Howard did write of a giant slug monster in another series, the James Allison stories. “The Valley of the Worm” (Weird Tales, February 1934) features a gigantic slug-god with strong Lovecraftian overtones. We will never know if REH was thinking of this creature for “The Hall of the Dead” or some other slug monster. The Worm is described thus:

…The mountainous bulk was heaving and billowing, the tentacles were lashing madly, the antennæ writhing and knotting, and the nauseous whiteness had changed to a pale and grisly green…

The sheer nastiness of the worm suggests it is closer to Cthulhu than our slug.

Art by Hugh Rankin

The giant slug is one of two monsters in the story. (We’ll look at the other in the next post.) Conan and a captain of a squad trying to capture him, Nestor, duel outside Larsha. Conan knocks Nestor out and proceeds into the haunted city alone. The people of Shadizar avoid the crumbling city because something keeps eating everyone who goes there. Conan is wary as he climbs the wall and goes in search of palace where a fortune is said to rest.

His first clue as to the guardian is the ground becomes sticky. His sandels make a slurping sound as he walks. This proves to be a gigantic slug trail of slime. The second clue is a bad odor. Then the slug shows up:

At last, around the next corner poured a huge, slimy mass, leprous grey in the moonlight. It glided into the street before him and swiftly advanced upon him, silent save for the sucking sound of its peculiar method of locomotion. From its front end rose a pair of hornlike projections, at least ten feet long, with a shorter pair below. The long horns bent this way and that, and Conan saw that they bore eyes on their ends.

The creature was, in fact, a slug, like the harmless garden slug that leaves a trail of slime in its nightly wanderings. This slug, however, was fifty feet long and as thick through the middle as Conan was tall.

Conan tries to out-run the fast-moving creature:

Moreover, it moved as fast as a man could run. The foetid smell of the thing wafted ahead of it. Momentarily paralysed with astonishment, Conan stared at the vast mass of rubbery flesh bearing down upon him. The slug emitted a sound like that of a man spitting, but magnified many times over.

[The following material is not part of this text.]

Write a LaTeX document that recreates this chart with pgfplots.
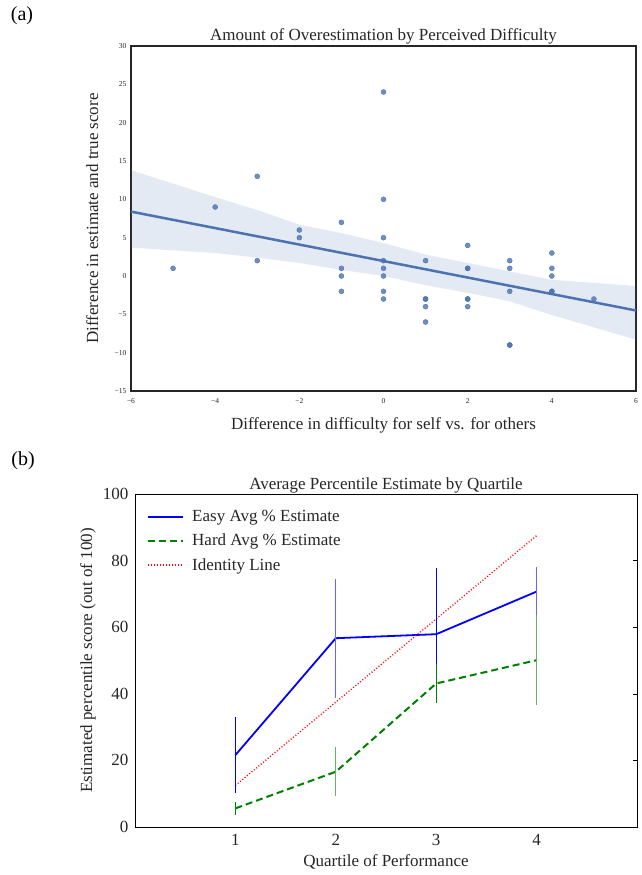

Galvanized into action at last, the Cimmerian leaped sideways. As he did so, a jet of liquid flashed through the night air, just where he had stood. A tiny droplet struck his shoulder and burned like a coal of fire.

A dangerous game begins, with Conan running through the demolished streets of Larsha. He ducks around corners, trying to keep out of range of the acid spit. Once he has a little breathing room he notices a two storey building still standing, its top crowned with gargoyles. He climbs this but the slug follows. He suddenly gets the idea to push a gargoyle onto the slug. He shoves three more, finally killing it.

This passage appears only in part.